Esta implementación, aunque aún preliminar, permitiría demostrar un valor tangible antes de escalar a otros dominios como la crianza, el emprendimiento o la gestión integral de la salud. Sin embargo, su creación y despliegue también abre interrogantes complejos sobre la gobernanza, la propiedad del executor, la transparencia, la ética y la prevención de modelos de monopolio o explotación que repliquen los problemas actuales bajo una nueva capa invisible. En un mundo sin interfaces, la confianza en el sistema que actúa a nuestro nombre será la clave. La tecnología se aleja así de las manos del usuario directo para pasar a operar en una capa subyacente que orquesta acciones de manera oculta. Aunque técnicamente estamos cerca de ese futuro, sociopolíticamente aún falta madurez y estructura para implementarlo de forma justa y segura.
El fin de las aplicaciones representa mucho más que la desaparición de pantallas o iconos: es la transición hacia una nueva forma de mediación entre la voluntad humana y la ejecución sistémica. Este cambio desafía la autonomía personal, cuestiona los mecanismos de control actuales y obliga a reflexionar sobre qué se pierde y qué se gana cuando dejamos de interactuar directamente con la tecnología que usamos. Así, el futuro tecnológico puede no ser otra aplicación para usar, sino la eliminación de la necesidad de usar aplicaciones. Pero esta perspectiva no es neutral ni automática; requiere decisiones conscientes sobre quién construirá estos sistemas y bajo qué principios.
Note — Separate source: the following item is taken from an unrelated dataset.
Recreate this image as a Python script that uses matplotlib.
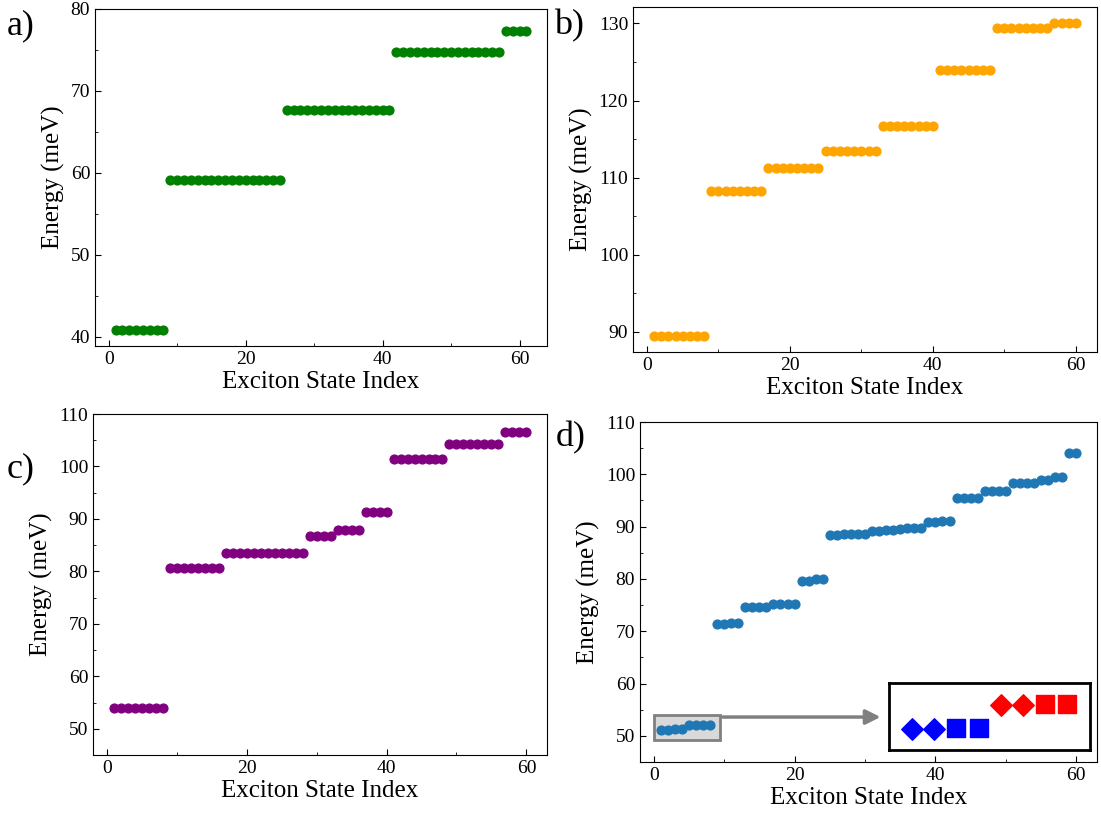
import numpy as np
import matplotlib.pyplot as plt
from matplotlib.ticker import MultipleLocator
from matplotlib.patches import Rectangle

plt.rcParams['font.family'] = ['Liberation Serif', 'DejaVu Serif']
plt.rcParams['mathtext.fontset'] = 'stix'

# a) energy levels, 61 states
a_levels = [40.8, 59.1, 67.7, 74.8, 77.3]
a_counts = [8, 17, 16, 16, 4]

# b) energy levels, 60 states
b_levels = [89.4, 108.3, 111.3, 113.4, 116.7, 123.9, 129.45, 130.1]
b_counts = [8, 8, 8, 8, 8, 8, 8, 4]

# c) energy levels, 60 states
c_levels = [53.9, 80.6, 83.6, 86.7, 87.9, 91.3, 101.5, 104.3, 106.5]
c_counts = [8, 8, 12, 4, 4, 4, 8, 8, 4]

# d) individual state energies
d_energy = [51.2, 51.2, 51.22, 51.22, 52.0, 52.0, 52.05, 52.05,
            71.4, 71.4, 71.5, 71.5, 74.6, 74.6, 74.6, 74.7,
            75.3, 75.3, 75.3, 75.3, 79.6, 79.6, 79.9, 80.0,
            88.4, 88.4, 88.5, 88.5, 88.5, 88.6, 89.2, 89.2,
            89.3, 89.3, 89.6, 89.7, 89.7, 89.7, 90.8, 90.9,
            91.0, 91.0, 95.5, 95.5, 95.5, 95.5, 96.9, 96.9,
            96.9, 96.9, 98.3, 98.3, 98.3, 98.3, 99.0, 99.0,
            99.4, 99.4, 104.1, 104.1]

# zoomed view of the lowest eight states
inset_x = [1, 2, 3, 4, 5, 6, 7, 8]
inset_marker = ['D', 'D', 's', 's', 'D', 'D', 's', 's']
inset_color = ['blue', 'blue', 'blue', 'blue', 'red', 'red', 'red', 'red']


def expand(levels, counts):
    return np.repeat(levels, counts)


def style(ax):
    ax.xaxis.set_major_locator(MultipleLocator(20))
    ax.xaxis.set_minor_locator(MultipleLocator(10))
    ax.yaxis.set_major_locator(MultipleLocator(10))
    ax.yaxis.set_minor_locator(MultipleLocator(5))
    ax.tick_params(which='both', direction='in', labelsize=14)
    ax.tick_params(which='major', length=4)
    ax.tick_params(which='minor', length=2.5)
    ax.set_xlabel('Exciton State Index', fontsize=18, labelpad=2)
    ax.set_ylabel('Energy (meV)', fontsize=18, labelpad=4)


fig = plt.figure(figsize=(11.01, 8.15), dpi=100)

ax_a = fig.add_axes([0.0863, 0.5755, 0.4105, 0.4135])
ea = expand(a_levels, a_counts)
ax_a.scatter(np.arange(1, len(ea) + 1), ea, s=40, c='green', zorder=3)
ax_a.set_ylim(38.9, 80)
ax_a.set_xlim(-2, 64)
style(ax_a)

ax_b = fig.add_axes([0.5749, 0.5681, 0.4214, 0.4233])
eb = expand(b_levels, b_counts)
ax_b.scatter(np.arange(1, len(eb) + 1), eb, s=40, c='orange', zorder=3)
style(ax_b)

ax_c = fig.add_axes([0.0845, 0.0736, 0.4124, 0.4184])
ec = expand(c_levels, c_counts)
ax_c.scatter(np.arange(1, len(ec) + 1), ec, s=40, c='purple', zorder=3)
ax_c.set_ylim(45, 110)
style(ax_c)

ax_d = fig.add_axes([0.5813, 0.0650, 0.4151, 0.4172])
ax_d.scatter(np.arange(1, len(d_energy) + 1), d_energy, s=40, c='#1f77b4', zorder=3)
ax_d.set_ylim(45, 110)
style(ax_d)

# highlight box around the lowest states and arrow to the inset
ax_d.add_patch(Rectangle((0, 49.3), 9.4, 4.7, facecolor='#d9d9d9',
                         edgecolor='gray', lw=2, zorder=2))
ax_d.annotate('', xy=(32.6, 53.6), xytext=(9.4, 53.6),
              arrowprops=dict(arrowstyle='-|>', color='gray', lw=2.5,
                              mutation_scale=22))

ins = ax_d.inset_axes([0.544, 0.034, 0.4416, 0.198])
for x, y, m, c in zip(inset_x, d_energy[:8], inset_marker, inset_color):
    ins.scatter(x, y, marker=m, s=120 if m == 'D' else 150, c=c, zorder=3)
ins.set_xlim(-0.06, 9.05)
ins.set_ylim(50.45, 52.75)
ins.set_xticks([])
ins.set_yticks([])
for sp in ins.spines.values():
    sp.set_linewidth(2)

panel_labels = [('a)', 0.006, 0.968), ('b)', 0.503, 0.968),
                ('c)', 0.006, 0.425), ('d)', 0.505, 0.463)]
for lab, px, py in panel_labels:
    fig.text(px, py, lab, fontsize=26, va='center', ha='left')

fig.savefig('out.png', dpi=100)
La respuesta a estas preguntas definirá la forma en que la tecnología moldee nuestras vidas en los próximos años, determinando si será una herramienta al servicio de la humanidad o una nueva forma de control sofisticado.
El camino hacia un mundo sin interfaces está trazado, pero es nuestra responsabilidad asegurar que esa evolución se dé en términos éticos, inclusivos y confiables para todos.